It was Dec 31, 2005. My wife and I were invited to ring in the new year at a small club in Ramona Ca. The weather was rainey, chilly and the roads had a thick marine layer. On the 45 minute drive out I saw several animal carcasses along the roadway as visibility was poor. We arrived at the cluba t about 9:00pm. A live band was playing and we ordered dinner. While waiting another customer walks in and behind him wanders in a wonderful older dog. Our party of course thought the dog belonged to the genltman coming in, but the bar owner quickly shooed the dog back outside.

I went outside and another customer was sitting with the dog. He was totally drenched from the rain as he had been walking around the area asking neighbors about this dog.

My wife and I had recently adopted a dog from a rescue and so we agreed to take this dog home, at least to get her off the street, and I could take her to the shelter in the morning. She was most pleasent on the way home, but when we arrived back home we could see that she had been cared for. Her nails were trimmed, teeth were clean and her coat defintely looked cared for. Although spayed it was clear that she had at least one litter of pups.

The next morning I dropped her of at the shelter. I kept in touch as I wanted to make sure she was ok. I found that after a few days they had transferred her to another shleter closer to the area we had found her. She was in a shleter 3 blcks from where I worked. I spent a weeks worth of lunch hours visitn her, and giving her treats in her cage. She was one of the sweetest dogd I had every met.

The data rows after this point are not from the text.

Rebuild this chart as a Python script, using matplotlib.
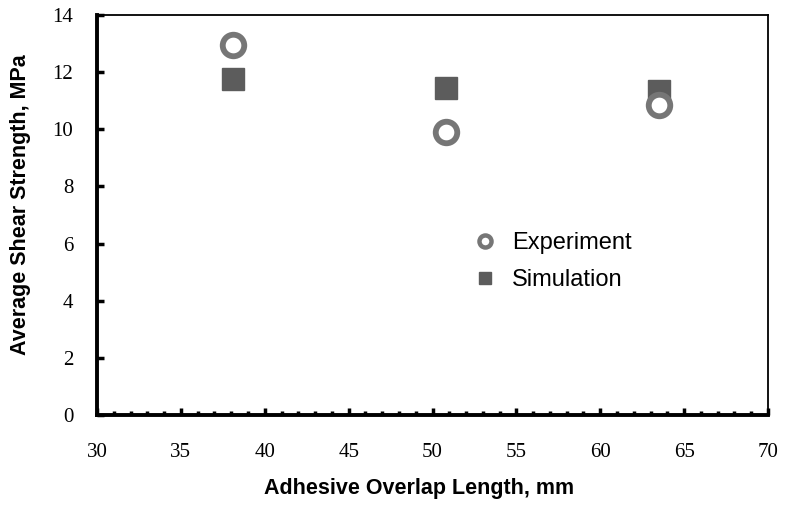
import numpy as np
import matplotlib.pyplot as plt
from matplotlib.ticker import MultipleLocator

overlap = [38.1, 50.8, 63.5]
experiment = [12.95, 9.9, 10.85]
simulation = [11.75, 11.45, 11.35]

xticks = [30, 35, 40, 45, 50, 55, 60, 65, 70]
yticks = [0, 2, 4, 6, 8, 10, 12, 14]

fig = plt.figure(figsize=(7.92, 5.05), dpi=100)
ax = fig.add_axes([97/792, 1-415/505, (768-97)/792, (415-15)/505])

ax.plot(overlap, simulation, linestyle="none", marker="s", markersize=15.5,
        color="#5c5c5c", label="Simulation", zorder=3)
ax.plot(overlap, experiment, linestyle="none", marker="o", markersize=15.5,
        markerfacecolor="white", markeredgecolor="#767676", markeredgewidth=4.2,
        label="Experiment", zorder=4)

ax.set_xlim(30, 70)
ax.set_ylim(0, 14)
ax.set_xticks(xticks)
ax.set_yticks(yticks)
ax.xaxis.set_minor_locator(MultipleLocator(1))

for s in ["left", "bottom"]:
    ax.spines[s].set_linewidth(2.8)
for s in ["top", "right"]:
    ax.spines[s].set_linewidth(1.3)

ax.tick_params(axis="both", which="both", direction="in", width=2.5)
ax.tick_params(axis="x", which="major", length=5, pad=20)
ax.tick_params(axis="x", which="minor", length=3)
ax.tick_params(axis="y", which="major", length=5, pad=17)
for lbl in ax.get_xticklabels() + ax.get_yticklabels():
    lbl.set_fontfamily("Liberation Serif")
    lbl.set_fontsize(15)

ax.set_xlabel("Adhesive Overlap Length, mm", fontfamily="Liberation Sans",
              fontweight="bold", fontsize=15.5)
ax.set_ylabel("Average Shear Strength, MPa", fontfamily="Liberation Sans",
              fontweight="bold", fontsize=15.5)
ax.xaxis.set_label_coords(0.48, -0.158)
ax.yaxis.set_label_coords(-0.098, 0.525)

# legend with experiment first
h, l = ax.get_legend_handles_labels()
leg = ax.legend([h[1], h[0]], [l[1], l[0]], loc="upper left",
                bbox_to_anchor=(0.511, 0.51), frameon=False, markerscale=0.56,
                handletextpad=0.15, labelspacing=0.62,
                prop={"family": "Liberation Sans", "size": 17})
leg.legend_handles[0].set_markeredgewidth(3.2)

fig.savefig("out.png", dpi=100)
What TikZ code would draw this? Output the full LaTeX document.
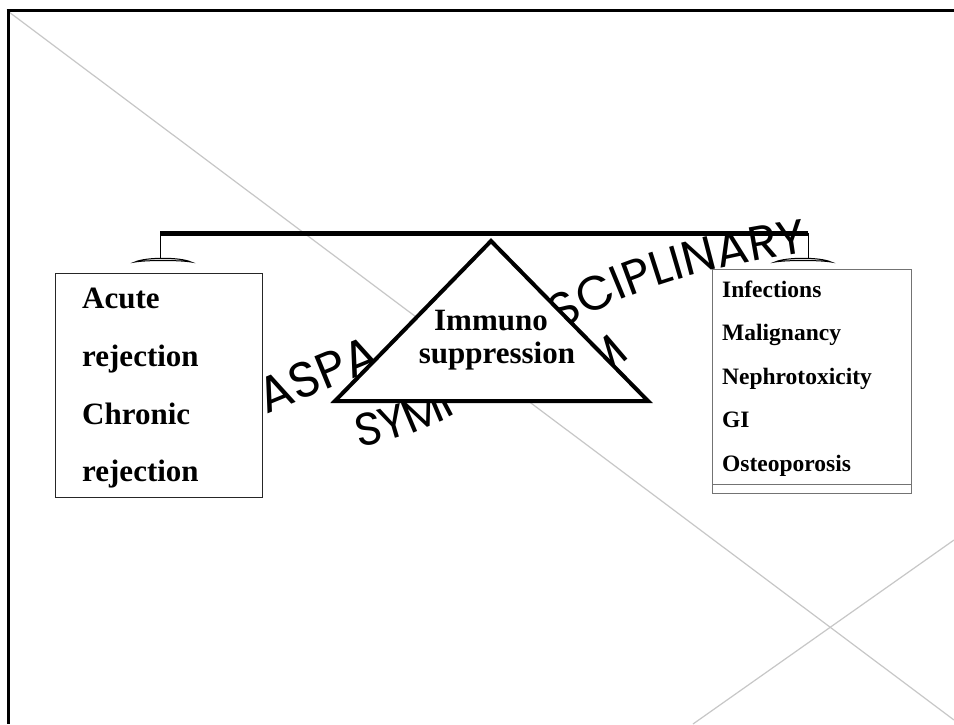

She was around 9 or 10 years old.

After talking with my wife we put a finder’s hold on her. I so kept hoping that her owners would claim her, yet also looked forward to bringing her into our household. Finally Jan 14th, she came home with us.

The name of the band playing at the club was the Rugburns. In their honor we named her Ruggy. We spent a week socializing her, going to the local dog parks and meeting people. She was a real people pleaser. Her greatest joy was walking up to a person and looking up with that “I’ve always depended on the kindness of strangers” look that just melts even the coldest of hearts. We decided that she would make an excellent therapy dog for visiting hospitals, and elder care facilities. We worked hard over the next 7 months and in August Ruggy earned both her CGC (Canine Good Citizen) and passed er therpay dog evaluation at the San Diego Humane Society. We had really grown very close and bonded with Ruggy, more so I believe than most of the dogs I grew up with. In September we noticed she was having more difficulty walking around an brought her into the vet.

Her x-Rays not only showed her arthritis getting worse in her spine, but her leg and lower back had some very dark areas on her back legs and areas of her spine. Areas where cancer was eating away her bones. At the time of its discovery her bone mass in her the worst part of her leg was so severe, the vet thought she could have a spontaneous fracture. We immediately pulled her from the therapy dog program as her prognosis was not good. We opted for hospice care. She only lasted another week. I remember Saturday night a trip to the emergancy room to provide pain relief. We wanted her comfortable until we could help her pass with our regular vet. For two days my wife and I hand fed her and carried her out for bathroom trips. Even with narcotics it was obvious that she was ready to pass on. That Monday, my wife and I made the appointment. The staff at my vet were tremendously supportive and gave us all the time we needed to say our final farewell, and to hold her close as she passed. When all was said and done there was not a dry eye at the practice. Everyone knew what a special dog we had. I still find myself weeping over her loss. We only had her for about 9 months. I can only thank God for the joy she brought in such a short time.